In later life Einstein spoke many times about how regimented his early education had been, and how he had particularly disliked the German system, as exemplified by the Luitpold Gymnasium, which he had fled in 1894. But contemporaries of his, even those with the same Jewish background, did not recall this school as being oppressive. In fact there seems to have been something in Einstein's own manner that contributed to the conflicts he recalled; he had a knack for driving his teachers to distraction. At the gymnasium his frustrated Latin teacher, Joseph Degenhart, offered one of history's great erroneous predictions: that “
[Einstein] would never get anywhere
in life.” When Einstein maintained that he had committed no offense to elicit such an opinion, Degenhart replied, “your mere presence here undermines the class's respect for me.” After leaving the gymnasium and ending up at Aarau, despite his much greater affinity for this school, his tendency to be less than respectful to his teachers did not change.

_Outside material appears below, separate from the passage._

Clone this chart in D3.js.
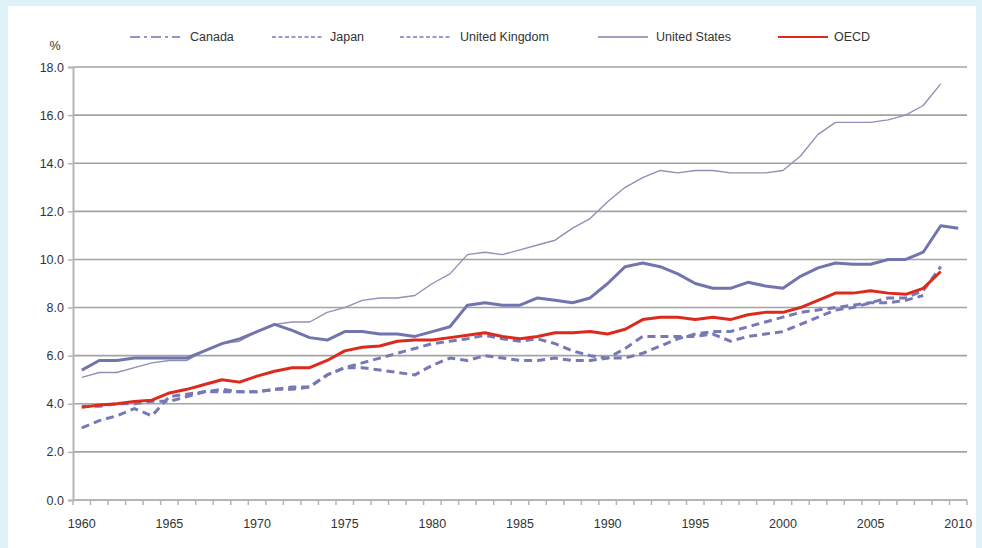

While on a field trip he was questioned by his geology teacher, Mühlberg, as to whether the strata they were observing ran upward or down; he replied, “
It is pretty much the same
to me which way they run, Professor.” An Aarau classmate recalled the impression made by the young
Einstein. “
A cold wind of skepticism
was blowing [that suited] the impudent Swabian…. Sure of himself, his grey felt hat pushed back from his thick black hair, he strode energetically up and down in the rapid, I might almost say crazy tempo of a restless spirit which carries a whole world in itself. Nothing escaped the sharp gaze of his large brown eyes. Whoever approached him came immediately under the spell of his superior personality. A sarcastic curl of his lip did not encourage Philistines to fraternize with him…. his witty mockery pitilessly lashed any conceit or pose.”